Nell’Ottocento, i viaggiatori Italiani in Inghilterra erano unanimi nel commentare come, mentre dalle parti nostre non ci fosse alcun legame tra condizione sociale e felicità (i poveri erano anzi spesso più contenti dei ricchi), in Inghilterra il popolo vivesse in condizioni raccapriccianti di degrado morale e amarezza.

La modernità aveva fatto il suo lavoro nell’isola, lavoro che in Italia, è stato fortunatamente ostacolato dalle nostre peculiarità religiose e culturali, ora i dati del mega-trial sulla depressione mi mettono inquietudine. Vorrei immaginare che questa ennesima piaga non ci raggiunga, vorrei trovare assenza di correlazione tra posizione sociale e depressione nella mia patria, non ho dati e quindi non posso fare i calcoli.

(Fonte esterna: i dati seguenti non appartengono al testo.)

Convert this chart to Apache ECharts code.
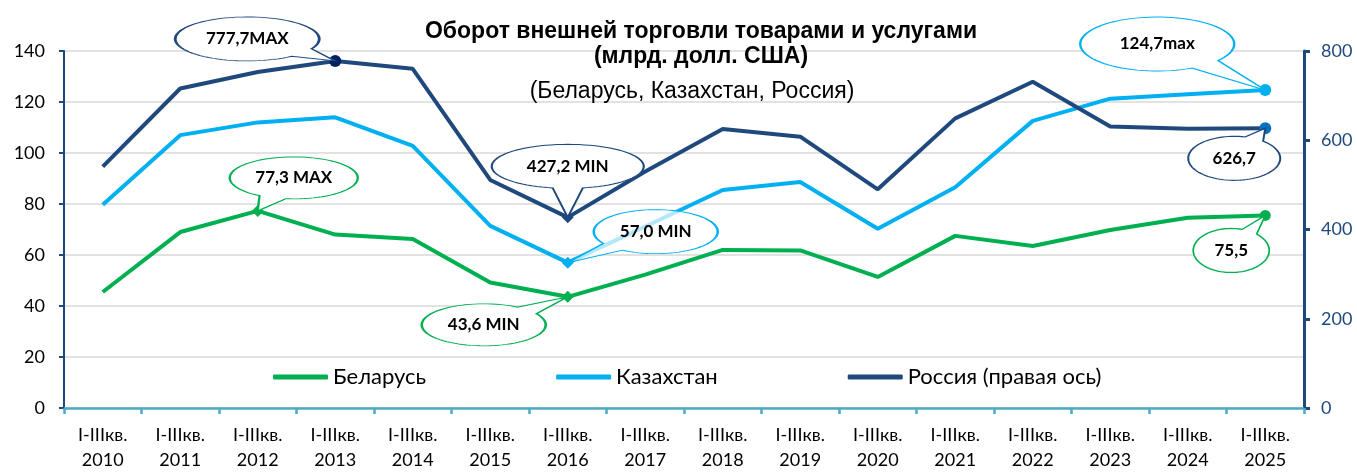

Però sogno che sia ancora così, intanto credo che avremmo bisogno di qualche scalcinato Arcade che metta in risalto l’intrinseca nobiltà degli addetti alle pulizie, dei guidatori di autobus, di portinaie e banchisti del mercato rionale. Dovrebbe essere anche compito del clero, ma lì vedo un po’ troppi borghesi ‘moderni’…speriamo bene.